-- Start Information provided --
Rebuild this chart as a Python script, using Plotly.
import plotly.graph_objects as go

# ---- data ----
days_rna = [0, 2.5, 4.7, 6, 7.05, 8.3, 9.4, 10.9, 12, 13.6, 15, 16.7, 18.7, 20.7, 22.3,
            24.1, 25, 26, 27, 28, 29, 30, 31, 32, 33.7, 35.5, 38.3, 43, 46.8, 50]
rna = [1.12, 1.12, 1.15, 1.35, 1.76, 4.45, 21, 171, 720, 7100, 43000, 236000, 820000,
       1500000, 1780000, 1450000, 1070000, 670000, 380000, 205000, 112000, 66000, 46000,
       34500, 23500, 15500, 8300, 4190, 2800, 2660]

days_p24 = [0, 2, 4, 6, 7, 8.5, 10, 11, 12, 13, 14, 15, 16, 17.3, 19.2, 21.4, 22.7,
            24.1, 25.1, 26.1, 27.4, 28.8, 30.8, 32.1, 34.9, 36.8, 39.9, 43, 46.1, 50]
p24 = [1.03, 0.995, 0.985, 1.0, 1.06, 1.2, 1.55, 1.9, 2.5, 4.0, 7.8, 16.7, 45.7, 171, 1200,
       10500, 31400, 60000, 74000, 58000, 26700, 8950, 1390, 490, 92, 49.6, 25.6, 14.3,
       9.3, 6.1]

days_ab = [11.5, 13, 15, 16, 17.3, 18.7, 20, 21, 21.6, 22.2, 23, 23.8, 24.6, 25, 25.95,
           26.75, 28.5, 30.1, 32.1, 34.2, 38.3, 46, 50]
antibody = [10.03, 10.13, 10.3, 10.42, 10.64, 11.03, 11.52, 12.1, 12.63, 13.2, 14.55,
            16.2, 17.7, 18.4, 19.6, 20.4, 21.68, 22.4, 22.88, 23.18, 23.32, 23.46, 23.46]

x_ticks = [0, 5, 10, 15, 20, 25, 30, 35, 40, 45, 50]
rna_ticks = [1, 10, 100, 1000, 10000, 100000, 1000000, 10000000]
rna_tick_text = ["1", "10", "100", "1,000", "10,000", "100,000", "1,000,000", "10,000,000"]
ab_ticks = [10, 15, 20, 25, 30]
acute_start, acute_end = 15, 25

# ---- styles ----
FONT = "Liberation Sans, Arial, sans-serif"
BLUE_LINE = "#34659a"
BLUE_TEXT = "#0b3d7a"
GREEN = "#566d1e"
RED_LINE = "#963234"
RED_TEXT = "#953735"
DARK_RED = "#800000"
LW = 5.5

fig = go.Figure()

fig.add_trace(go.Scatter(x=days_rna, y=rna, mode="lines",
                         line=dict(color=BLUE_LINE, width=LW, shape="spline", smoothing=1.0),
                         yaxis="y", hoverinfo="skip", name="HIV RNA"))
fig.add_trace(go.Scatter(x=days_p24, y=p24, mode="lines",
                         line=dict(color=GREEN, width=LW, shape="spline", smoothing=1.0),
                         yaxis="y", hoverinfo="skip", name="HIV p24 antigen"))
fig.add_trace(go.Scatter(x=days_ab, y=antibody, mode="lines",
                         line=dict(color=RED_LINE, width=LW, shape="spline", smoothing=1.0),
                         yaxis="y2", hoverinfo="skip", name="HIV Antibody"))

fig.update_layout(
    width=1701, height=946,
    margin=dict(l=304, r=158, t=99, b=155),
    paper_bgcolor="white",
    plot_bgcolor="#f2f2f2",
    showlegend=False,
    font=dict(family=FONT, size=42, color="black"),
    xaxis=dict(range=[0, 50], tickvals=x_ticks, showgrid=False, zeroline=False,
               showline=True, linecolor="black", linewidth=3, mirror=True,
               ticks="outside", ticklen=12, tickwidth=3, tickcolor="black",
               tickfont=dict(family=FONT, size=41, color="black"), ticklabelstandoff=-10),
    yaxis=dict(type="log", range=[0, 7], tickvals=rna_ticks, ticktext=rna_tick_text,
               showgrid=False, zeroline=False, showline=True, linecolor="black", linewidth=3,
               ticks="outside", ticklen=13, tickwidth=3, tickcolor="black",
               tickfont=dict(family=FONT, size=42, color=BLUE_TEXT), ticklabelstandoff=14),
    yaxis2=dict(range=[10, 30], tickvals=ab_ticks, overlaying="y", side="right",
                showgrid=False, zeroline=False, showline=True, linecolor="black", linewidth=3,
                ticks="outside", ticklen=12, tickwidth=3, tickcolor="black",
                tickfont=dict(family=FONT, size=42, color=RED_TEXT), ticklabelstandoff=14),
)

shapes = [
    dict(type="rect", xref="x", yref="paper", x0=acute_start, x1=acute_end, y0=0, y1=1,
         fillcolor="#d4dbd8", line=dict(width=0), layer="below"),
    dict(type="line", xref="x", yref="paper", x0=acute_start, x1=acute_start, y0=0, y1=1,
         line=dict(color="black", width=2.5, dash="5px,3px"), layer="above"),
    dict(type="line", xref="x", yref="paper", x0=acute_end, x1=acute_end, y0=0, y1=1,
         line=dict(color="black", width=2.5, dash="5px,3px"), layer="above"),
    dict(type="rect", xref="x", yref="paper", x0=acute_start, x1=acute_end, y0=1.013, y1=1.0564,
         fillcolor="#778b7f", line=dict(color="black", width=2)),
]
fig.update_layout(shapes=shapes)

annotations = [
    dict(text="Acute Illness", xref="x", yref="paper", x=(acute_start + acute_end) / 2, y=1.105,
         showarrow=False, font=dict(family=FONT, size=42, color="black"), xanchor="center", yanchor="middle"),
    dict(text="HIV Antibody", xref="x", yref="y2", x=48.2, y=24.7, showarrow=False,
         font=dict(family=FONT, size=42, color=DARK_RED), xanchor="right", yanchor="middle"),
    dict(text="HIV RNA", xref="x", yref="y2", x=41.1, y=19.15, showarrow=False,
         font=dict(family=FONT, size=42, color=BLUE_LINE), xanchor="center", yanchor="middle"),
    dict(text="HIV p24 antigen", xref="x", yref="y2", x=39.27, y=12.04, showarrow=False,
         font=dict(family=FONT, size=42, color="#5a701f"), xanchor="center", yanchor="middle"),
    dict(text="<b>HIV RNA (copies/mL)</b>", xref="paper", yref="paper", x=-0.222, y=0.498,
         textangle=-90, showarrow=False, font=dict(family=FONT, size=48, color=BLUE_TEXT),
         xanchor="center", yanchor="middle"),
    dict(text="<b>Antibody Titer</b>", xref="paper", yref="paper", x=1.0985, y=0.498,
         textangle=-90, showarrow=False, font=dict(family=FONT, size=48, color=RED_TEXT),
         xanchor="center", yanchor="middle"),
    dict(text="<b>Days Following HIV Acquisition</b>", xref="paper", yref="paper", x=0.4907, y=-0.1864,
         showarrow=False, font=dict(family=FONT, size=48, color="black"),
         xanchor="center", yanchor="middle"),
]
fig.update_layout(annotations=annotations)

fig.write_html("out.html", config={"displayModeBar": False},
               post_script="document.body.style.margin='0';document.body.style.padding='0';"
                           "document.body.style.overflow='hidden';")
-- End Information provided --
-- Start Information provided --
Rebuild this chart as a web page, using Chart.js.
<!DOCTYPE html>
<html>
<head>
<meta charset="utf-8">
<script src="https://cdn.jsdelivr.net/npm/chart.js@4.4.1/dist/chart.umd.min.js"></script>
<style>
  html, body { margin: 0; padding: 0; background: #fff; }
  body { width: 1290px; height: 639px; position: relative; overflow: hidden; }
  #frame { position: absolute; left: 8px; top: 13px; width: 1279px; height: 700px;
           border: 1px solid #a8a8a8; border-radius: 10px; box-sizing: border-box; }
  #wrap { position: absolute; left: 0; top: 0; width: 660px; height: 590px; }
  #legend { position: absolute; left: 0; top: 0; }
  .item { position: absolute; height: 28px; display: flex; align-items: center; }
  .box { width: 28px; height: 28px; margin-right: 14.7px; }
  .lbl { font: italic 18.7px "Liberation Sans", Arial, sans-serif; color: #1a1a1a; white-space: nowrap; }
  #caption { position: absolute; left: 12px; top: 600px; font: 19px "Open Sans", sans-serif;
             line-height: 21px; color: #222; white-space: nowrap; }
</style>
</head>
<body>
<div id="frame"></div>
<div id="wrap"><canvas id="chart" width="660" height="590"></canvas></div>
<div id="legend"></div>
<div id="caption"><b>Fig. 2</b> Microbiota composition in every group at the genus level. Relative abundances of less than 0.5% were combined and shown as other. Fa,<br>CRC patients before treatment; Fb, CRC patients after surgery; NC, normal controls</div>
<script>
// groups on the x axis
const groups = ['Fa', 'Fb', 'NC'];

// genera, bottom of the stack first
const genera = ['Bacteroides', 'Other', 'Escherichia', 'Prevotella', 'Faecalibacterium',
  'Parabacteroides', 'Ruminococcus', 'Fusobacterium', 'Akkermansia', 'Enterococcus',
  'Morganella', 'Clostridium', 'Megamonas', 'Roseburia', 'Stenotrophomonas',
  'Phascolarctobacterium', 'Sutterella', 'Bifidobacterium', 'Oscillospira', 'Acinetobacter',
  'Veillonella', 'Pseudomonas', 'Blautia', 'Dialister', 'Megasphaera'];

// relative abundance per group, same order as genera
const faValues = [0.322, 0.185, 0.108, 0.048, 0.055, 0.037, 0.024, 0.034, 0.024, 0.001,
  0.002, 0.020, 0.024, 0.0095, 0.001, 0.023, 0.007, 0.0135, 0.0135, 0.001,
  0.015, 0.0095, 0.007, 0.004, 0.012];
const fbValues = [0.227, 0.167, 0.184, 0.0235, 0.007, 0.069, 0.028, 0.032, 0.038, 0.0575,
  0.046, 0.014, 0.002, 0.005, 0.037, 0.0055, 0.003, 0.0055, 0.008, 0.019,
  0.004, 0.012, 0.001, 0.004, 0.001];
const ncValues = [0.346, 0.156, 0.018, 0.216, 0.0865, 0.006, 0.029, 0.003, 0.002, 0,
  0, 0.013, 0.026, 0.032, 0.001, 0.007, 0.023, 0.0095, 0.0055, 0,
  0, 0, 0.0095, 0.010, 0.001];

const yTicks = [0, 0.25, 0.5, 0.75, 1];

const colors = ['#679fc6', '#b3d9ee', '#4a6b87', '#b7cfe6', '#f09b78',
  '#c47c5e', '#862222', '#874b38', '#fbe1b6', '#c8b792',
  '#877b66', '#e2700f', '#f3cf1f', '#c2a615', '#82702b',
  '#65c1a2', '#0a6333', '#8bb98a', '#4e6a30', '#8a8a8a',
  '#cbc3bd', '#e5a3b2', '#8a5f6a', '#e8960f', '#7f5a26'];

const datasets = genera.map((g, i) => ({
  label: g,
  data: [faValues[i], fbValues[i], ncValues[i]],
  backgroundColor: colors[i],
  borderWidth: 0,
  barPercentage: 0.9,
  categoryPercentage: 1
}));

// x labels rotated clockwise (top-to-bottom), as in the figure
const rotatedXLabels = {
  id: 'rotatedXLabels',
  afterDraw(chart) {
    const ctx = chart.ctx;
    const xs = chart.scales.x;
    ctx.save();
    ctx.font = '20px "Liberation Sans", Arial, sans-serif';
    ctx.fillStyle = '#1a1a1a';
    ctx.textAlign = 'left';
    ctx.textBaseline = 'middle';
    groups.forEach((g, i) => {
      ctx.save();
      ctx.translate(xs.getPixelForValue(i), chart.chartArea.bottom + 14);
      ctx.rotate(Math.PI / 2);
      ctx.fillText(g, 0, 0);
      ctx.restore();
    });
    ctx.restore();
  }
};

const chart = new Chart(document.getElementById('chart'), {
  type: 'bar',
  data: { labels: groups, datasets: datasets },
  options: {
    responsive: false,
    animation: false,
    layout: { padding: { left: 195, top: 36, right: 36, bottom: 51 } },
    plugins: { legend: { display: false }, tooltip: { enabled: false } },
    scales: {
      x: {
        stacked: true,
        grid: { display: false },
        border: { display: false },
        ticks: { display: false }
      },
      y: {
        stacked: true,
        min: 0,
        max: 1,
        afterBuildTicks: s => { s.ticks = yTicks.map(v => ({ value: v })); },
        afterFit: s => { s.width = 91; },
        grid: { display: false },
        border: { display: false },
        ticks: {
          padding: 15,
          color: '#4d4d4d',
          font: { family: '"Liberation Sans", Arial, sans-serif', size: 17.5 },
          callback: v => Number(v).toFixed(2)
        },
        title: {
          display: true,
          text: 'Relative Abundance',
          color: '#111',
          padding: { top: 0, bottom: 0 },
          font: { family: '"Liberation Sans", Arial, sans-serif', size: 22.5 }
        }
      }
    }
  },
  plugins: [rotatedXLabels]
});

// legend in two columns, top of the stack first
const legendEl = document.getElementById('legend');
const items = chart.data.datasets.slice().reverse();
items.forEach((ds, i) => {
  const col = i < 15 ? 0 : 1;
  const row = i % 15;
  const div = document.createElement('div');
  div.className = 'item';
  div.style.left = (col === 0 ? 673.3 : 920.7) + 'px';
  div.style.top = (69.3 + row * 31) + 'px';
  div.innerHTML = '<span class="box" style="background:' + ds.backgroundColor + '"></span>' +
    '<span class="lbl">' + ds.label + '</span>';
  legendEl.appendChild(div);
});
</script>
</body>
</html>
-- End Information provided --
-- Start Information provided --
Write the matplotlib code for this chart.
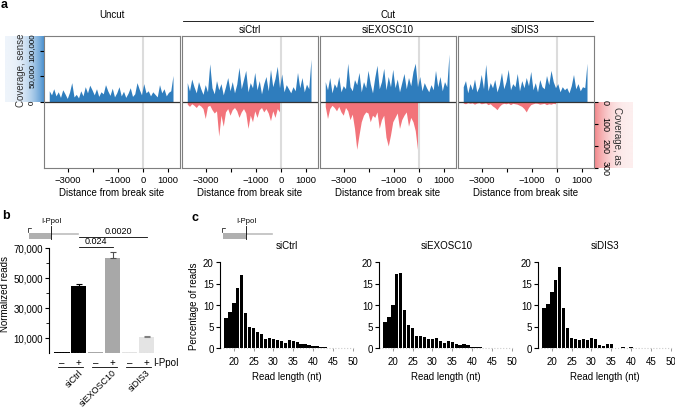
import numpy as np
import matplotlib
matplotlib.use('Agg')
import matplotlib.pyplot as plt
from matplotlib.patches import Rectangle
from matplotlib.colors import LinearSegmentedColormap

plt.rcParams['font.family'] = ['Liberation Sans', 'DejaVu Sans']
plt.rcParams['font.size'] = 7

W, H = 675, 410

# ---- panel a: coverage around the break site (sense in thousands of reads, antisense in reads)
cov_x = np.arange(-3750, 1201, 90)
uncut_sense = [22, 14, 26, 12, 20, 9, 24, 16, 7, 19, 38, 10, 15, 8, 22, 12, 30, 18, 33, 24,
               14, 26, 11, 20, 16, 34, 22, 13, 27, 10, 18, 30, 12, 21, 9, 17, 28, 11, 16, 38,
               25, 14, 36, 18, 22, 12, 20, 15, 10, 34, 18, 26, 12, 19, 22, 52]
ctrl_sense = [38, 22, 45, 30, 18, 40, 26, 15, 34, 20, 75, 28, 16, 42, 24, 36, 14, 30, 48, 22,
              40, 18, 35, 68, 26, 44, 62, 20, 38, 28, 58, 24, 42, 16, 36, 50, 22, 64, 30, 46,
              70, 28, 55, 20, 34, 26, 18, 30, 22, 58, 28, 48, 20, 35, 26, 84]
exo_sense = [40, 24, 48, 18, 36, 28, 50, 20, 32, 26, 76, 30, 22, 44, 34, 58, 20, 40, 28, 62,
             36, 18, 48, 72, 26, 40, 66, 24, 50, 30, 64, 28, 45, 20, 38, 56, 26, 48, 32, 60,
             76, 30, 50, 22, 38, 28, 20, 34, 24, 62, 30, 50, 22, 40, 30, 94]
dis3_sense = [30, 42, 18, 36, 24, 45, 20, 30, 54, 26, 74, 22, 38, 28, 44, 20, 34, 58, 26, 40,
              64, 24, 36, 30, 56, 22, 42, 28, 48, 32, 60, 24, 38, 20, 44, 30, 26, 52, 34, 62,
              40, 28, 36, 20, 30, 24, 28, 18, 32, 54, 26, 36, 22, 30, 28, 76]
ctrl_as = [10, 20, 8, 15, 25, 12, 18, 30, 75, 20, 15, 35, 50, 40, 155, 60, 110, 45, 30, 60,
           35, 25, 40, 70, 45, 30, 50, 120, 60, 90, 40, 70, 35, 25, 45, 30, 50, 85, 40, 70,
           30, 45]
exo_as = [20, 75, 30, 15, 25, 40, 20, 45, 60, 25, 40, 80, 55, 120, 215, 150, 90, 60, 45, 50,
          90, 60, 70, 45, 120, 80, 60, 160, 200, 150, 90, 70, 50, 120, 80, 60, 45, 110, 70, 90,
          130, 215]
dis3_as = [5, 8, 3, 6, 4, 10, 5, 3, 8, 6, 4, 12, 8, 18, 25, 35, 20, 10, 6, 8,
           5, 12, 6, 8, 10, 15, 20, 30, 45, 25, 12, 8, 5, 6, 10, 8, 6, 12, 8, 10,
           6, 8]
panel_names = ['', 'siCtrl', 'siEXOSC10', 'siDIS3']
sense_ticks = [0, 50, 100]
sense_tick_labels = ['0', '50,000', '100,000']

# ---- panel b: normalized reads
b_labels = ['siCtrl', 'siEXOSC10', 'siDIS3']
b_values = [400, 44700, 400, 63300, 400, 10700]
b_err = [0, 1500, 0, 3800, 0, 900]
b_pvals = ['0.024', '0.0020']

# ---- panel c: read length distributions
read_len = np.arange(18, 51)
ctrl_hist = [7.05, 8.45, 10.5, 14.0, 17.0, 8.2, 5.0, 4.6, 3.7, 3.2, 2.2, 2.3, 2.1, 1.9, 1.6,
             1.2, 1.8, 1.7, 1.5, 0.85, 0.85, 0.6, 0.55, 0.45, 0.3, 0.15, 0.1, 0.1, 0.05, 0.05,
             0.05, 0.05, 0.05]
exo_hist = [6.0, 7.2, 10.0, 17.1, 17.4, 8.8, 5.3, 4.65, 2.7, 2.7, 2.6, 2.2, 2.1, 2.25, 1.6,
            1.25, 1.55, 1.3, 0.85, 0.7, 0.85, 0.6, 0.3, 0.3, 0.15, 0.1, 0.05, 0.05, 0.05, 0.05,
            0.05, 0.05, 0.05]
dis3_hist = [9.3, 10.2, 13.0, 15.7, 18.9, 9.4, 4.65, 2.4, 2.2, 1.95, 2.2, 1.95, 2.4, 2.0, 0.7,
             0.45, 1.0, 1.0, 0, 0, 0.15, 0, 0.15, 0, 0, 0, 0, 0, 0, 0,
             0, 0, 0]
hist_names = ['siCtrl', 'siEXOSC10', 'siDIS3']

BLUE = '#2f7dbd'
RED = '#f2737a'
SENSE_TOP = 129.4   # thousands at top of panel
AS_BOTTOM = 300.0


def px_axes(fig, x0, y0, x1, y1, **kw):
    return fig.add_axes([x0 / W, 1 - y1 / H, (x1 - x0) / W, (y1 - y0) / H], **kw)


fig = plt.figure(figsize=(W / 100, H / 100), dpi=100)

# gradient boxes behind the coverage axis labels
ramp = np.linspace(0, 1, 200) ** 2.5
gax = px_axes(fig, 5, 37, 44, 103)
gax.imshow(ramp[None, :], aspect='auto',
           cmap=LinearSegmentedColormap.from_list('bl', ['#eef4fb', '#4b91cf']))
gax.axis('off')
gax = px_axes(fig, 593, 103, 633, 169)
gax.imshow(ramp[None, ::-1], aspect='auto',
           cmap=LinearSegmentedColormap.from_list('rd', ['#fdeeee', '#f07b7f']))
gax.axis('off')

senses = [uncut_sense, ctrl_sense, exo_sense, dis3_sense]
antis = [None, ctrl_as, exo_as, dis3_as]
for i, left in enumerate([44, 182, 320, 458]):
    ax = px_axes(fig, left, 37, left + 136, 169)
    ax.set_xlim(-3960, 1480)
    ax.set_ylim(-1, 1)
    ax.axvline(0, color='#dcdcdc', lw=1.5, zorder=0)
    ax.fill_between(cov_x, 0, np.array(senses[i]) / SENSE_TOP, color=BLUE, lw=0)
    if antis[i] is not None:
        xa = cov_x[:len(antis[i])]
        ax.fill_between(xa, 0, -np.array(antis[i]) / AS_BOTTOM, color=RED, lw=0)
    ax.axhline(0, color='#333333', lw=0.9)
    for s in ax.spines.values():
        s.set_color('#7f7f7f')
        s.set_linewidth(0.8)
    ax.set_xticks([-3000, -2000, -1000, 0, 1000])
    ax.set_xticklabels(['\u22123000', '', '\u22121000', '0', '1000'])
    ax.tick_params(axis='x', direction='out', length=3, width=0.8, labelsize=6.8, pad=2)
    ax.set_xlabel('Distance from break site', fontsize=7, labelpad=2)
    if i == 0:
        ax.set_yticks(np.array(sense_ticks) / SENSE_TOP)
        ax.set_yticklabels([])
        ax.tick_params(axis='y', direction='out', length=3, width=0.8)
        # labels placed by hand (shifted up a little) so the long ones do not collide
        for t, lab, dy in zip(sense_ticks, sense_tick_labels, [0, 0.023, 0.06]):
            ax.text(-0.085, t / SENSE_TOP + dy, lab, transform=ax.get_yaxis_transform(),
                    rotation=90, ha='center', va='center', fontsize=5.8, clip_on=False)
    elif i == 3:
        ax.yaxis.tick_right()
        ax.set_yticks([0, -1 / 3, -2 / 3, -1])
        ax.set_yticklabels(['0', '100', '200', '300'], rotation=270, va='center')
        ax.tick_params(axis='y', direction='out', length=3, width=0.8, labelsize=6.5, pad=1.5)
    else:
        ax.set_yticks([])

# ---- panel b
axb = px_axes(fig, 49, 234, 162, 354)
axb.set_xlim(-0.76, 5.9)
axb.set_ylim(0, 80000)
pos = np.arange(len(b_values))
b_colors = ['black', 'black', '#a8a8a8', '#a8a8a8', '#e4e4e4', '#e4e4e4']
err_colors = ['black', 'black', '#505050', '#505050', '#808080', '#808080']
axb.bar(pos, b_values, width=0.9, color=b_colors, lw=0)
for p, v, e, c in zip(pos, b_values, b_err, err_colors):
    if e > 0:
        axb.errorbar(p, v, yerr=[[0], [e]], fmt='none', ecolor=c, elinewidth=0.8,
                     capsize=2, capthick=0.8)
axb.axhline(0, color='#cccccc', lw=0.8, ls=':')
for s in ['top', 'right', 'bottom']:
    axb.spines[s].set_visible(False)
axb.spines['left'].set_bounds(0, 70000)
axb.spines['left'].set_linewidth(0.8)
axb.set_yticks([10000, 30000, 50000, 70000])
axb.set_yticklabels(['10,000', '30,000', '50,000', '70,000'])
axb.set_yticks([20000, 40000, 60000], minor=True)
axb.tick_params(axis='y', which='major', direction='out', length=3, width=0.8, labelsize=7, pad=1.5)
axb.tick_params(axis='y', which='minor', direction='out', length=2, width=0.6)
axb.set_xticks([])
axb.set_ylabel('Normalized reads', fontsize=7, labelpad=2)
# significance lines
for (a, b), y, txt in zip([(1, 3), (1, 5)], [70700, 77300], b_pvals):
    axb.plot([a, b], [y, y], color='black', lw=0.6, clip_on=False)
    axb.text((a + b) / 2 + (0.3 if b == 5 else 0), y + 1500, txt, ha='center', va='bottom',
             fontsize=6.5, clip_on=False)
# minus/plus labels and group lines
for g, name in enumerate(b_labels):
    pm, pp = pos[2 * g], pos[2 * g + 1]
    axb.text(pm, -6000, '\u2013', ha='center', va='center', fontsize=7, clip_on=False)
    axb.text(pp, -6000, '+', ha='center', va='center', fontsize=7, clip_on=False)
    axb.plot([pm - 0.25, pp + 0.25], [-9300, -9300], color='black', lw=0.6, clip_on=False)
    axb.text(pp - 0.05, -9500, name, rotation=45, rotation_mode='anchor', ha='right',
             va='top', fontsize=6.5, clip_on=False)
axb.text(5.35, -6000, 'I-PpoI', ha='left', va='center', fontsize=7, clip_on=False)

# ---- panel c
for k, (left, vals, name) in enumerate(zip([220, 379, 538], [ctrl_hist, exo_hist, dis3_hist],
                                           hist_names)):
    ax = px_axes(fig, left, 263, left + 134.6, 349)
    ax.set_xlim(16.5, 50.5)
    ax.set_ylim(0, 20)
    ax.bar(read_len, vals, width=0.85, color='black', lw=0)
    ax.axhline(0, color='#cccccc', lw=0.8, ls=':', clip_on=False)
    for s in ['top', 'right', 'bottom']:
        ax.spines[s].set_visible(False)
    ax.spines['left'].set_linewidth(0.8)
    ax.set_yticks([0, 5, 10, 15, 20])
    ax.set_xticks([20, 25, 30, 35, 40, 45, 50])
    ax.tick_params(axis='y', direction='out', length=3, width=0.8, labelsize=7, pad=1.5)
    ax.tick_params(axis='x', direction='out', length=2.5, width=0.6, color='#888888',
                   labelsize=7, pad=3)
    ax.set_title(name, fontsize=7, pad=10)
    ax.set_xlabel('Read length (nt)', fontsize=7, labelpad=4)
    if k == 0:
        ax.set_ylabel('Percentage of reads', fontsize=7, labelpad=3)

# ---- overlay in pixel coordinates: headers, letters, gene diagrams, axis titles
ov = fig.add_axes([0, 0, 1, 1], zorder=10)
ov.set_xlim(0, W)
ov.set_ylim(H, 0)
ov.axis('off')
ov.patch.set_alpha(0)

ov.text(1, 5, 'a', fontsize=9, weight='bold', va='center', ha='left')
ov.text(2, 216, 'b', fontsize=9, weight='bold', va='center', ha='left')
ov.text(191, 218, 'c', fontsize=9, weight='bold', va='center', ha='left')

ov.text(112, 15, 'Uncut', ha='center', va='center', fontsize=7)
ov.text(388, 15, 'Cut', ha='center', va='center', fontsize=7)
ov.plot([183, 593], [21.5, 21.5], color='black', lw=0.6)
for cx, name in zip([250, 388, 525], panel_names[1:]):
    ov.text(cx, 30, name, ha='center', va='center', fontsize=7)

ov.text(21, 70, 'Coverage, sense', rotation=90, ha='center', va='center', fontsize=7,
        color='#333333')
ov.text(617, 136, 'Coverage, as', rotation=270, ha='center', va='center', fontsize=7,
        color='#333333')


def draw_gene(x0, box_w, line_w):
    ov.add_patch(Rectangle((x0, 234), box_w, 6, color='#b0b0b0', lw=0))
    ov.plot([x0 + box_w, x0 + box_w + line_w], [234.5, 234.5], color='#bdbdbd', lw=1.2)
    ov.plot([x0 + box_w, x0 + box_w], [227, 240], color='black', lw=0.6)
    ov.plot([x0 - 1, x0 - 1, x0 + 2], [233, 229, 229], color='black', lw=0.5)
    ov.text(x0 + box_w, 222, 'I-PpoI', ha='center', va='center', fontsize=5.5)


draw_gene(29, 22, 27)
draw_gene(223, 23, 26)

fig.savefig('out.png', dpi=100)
-- End Information provided --
What the task asks
Beginning with the line that contains "Rebuild this chart as a Python" and ending with the line that contains "acute_start, acute_end = 15, 25", repeat exactly those lines and no others.

The completed task
Rebuild this chart as a Python script, using Plotly.
import plotly.graph_objects as go

# ---- data ----
days_rna = [0, 2.5, 4.7, 6, 7.05, 8.3, 9.4, 10.9, 12, 13.6, 15, 16.7, 18.7, 20.7, 22.3,
            24.1, 25, 26, 27, 28, 29, 30, 31, 32, 33.7, 35.5, 38.3, 43, 46.8, 50]
rna = [1.12, 1.12, 1.15, 1.35, 1.76, 4.45, 21, 171, 720, 7100, 43000, 236000, 820000,
       1500000, 1780000, 1450000, 1070000, 670000, 380000, 205000, 112000, 66000, 46000,
       34500, 23500, 15500, 8300, 4190, 2800, 2660]

days_p24 = [0, 2, 4, 6, 7, 8.5, 10, 11, 12, 13, 14, 15, 16, 17.3, 19.2, 21.4, 22.7,
            24.1, 25.1, 26.1, 27.4, 28.8, 30.8, 32.1, 34.9, 36.8, 39.9, 43, 46.1, 50]
p24 = [1.03, 0.995, 0.985, 1.0, 1.06, 1.2, 1.55, 1.9, 2.5, 4.0, 7.8, 16.7, 45.7, 171, 1200,
       10500, 31400, 60000, 74000, 58000, 26700, 8950, 1390, 490, 92, 49.6, 25.6, 14.3,
       9.3, 6.1]

days_ab = [11.5, 13, 15, 16, 17.3, 18.7, 20, 21, 21.6, 22.2, 23, 23.8, 24.6, 25, 25.95,
           26.75, 28.5, 30.1, 32.1, 34.2, 38.3, 46, 50]
antibody = [10.03, 10.13, 10.3, 10.42, 10.64, 11.03, 11.52, 12.1, 12.63, 13.2, 14.55,
            16.2, 17.7, 18.4, 19.6, 20.4, 21.68, 22.4, 22.88, 23.18, 23.32, 23.46, 23.46]

x_ticks = [0, 5, 10, 15, 20, 25, 30, 35, 40, 45, 50]
rna_ticks = [1, 10, 100, 1000, 10000, 100000, 1000000, 10000000]
rna_tick_text = ["1", "10", "100", "1,000", "10,000", "100,000", "1,000,000", "10,000,000"]
ab_ticks = [10, 15, 20, 25, 30]
acute_start, acute_end = 15, 25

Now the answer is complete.